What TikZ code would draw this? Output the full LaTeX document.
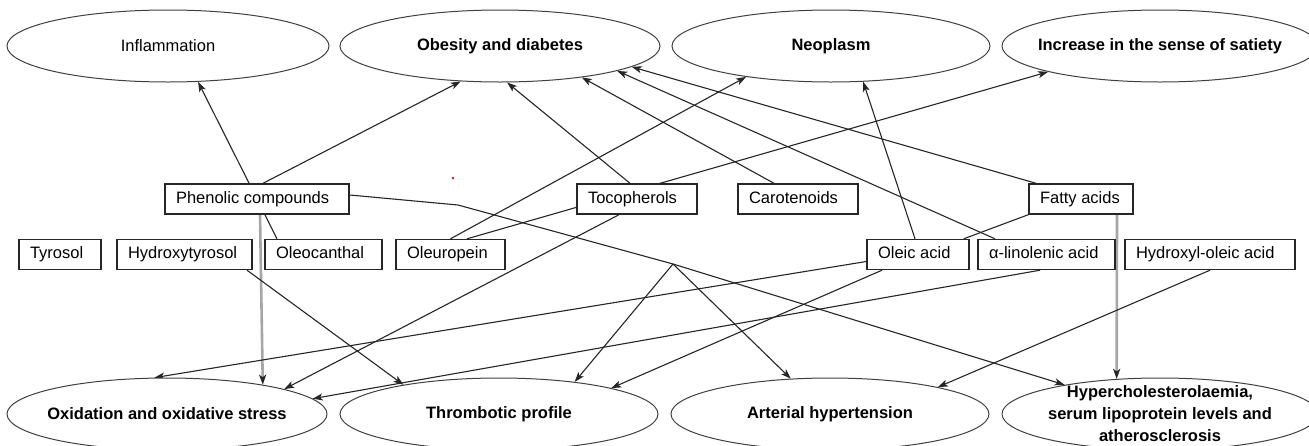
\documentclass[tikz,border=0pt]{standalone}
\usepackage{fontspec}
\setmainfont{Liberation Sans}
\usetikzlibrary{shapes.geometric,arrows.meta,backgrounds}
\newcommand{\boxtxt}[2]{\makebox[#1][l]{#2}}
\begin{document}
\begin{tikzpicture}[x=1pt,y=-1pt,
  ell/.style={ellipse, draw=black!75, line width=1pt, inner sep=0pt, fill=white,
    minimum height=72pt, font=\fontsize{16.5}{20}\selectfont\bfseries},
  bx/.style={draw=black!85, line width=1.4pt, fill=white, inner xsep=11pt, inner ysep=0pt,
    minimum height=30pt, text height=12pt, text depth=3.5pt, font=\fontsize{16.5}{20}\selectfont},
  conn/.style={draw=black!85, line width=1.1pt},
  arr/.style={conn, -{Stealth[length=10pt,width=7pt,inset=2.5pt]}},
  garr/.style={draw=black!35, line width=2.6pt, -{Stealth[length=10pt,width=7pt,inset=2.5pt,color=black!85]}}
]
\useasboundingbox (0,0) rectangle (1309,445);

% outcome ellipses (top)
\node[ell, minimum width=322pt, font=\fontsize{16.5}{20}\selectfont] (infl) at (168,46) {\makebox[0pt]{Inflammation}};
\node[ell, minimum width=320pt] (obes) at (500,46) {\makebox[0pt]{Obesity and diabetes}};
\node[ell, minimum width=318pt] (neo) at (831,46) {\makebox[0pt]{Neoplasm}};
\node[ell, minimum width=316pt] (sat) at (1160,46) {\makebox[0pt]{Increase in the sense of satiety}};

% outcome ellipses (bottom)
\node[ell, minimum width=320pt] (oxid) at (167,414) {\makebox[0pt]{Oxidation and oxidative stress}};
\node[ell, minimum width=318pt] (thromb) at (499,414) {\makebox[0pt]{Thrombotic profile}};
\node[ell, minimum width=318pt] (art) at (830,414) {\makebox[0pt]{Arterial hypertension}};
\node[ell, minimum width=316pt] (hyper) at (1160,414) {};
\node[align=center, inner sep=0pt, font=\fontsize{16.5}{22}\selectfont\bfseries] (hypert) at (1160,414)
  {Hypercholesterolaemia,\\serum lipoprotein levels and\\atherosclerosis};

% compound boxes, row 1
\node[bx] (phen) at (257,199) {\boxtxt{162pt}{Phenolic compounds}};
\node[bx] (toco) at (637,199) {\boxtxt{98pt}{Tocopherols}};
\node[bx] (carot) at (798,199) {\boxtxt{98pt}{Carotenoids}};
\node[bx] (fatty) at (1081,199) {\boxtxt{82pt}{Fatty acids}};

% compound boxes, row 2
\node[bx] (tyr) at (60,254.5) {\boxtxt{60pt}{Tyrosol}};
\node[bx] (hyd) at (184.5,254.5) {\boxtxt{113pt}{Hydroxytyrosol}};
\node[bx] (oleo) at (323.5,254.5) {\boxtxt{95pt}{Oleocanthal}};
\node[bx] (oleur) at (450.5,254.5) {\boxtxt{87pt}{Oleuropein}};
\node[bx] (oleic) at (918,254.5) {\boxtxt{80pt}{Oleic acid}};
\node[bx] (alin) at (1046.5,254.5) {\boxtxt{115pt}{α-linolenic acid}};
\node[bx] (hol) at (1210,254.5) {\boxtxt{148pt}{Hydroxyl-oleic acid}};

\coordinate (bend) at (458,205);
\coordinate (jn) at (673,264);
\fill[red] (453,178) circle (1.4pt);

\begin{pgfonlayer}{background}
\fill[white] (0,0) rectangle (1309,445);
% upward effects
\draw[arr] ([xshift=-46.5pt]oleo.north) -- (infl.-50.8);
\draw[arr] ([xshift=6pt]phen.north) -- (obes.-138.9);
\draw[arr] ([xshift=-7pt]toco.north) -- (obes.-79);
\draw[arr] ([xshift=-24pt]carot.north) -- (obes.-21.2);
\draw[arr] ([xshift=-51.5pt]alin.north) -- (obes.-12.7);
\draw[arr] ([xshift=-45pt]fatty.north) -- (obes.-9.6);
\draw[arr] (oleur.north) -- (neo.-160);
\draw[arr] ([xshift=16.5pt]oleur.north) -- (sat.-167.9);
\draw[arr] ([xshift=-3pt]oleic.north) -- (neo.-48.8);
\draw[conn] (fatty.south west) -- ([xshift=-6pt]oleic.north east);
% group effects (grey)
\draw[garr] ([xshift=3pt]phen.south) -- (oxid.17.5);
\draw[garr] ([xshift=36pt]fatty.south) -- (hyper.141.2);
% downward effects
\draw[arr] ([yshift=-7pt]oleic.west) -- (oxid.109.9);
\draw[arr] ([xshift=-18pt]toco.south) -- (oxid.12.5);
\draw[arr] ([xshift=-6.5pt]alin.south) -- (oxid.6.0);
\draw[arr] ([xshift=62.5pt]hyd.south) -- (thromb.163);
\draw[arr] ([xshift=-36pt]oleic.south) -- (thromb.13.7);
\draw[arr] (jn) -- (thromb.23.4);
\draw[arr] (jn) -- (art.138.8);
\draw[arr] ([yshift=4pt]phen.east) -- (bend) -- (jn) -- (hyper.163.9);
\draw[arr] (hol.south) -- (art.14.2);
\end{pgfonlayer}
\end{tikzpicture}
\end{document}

· · · · · · ·

## To do
Leave out the pictures and restate, word for word, the lines from the top of the data through the line containing "minimum width=316pt] (sat)", both included.

## Reply
What TikZ code would draw this? Output the full LaTeX document.
\documentclass[tikz,border=0pt]{standalone}
\usepackage{fontspec}
\setmainfont{Liberation Sans}
\usetikzlibrary{shapes.geometric,arrows.meta,backgrounds}
\newcommand{\boxtxt}[2]{\makebox[#1][l]{#2}}
\begin{document}
\begin{tikzpicture}[x=1pt,y=-1pt,
  ell/.style={ellipse, draw=black!75, line width=1pt, inner sep=0pt, fill=white,
    minimum height=72pt, font=\fontsize{16.5}{20}\selectfont\bfseries},
  bx/.style={draw=black!85, line width=1.4pt, fill=white, inner xsep=11pt, inner ysep=0pt,
    minimum height=30pt, text height=12pt, text depth=3.5pt, font=\fontsize{16.5}{20}\selectfont},
  conn/.style={draw=black!85, line width=1.1pt},
  arr/.style={conn, -{Stealth[length=10pt,width=7pt,inset=2.5pt]}},
  garr/.style={draw=black!35, line width=2.6pt, -{Stealth[length=10pt,width=7pt,inset=2.5pt,color=black!85]}}
]
\useasboundingbox (0,0) rectangle (1309,445);

% outcome ellipses (top)
\node[ell, minimum width=322pt, font=\fontsize{16.5}{20}\selectfont] (infl) at (168,46) {\makebox[0pt]{Inflammation}};
\node[ell, minimum width=320pt] (obes) at (500,46) {\makebox[0pt]{Obesity and diabetes}};
\node[ell, minimum width=318pt] (neo) at (831,46) {\makebox[0pt]{Neoplasm}};
\node[ell, minimum width=316pt] (sat) at (1160,46) {\makebox[0pt]{Increase in the sense of satiety}};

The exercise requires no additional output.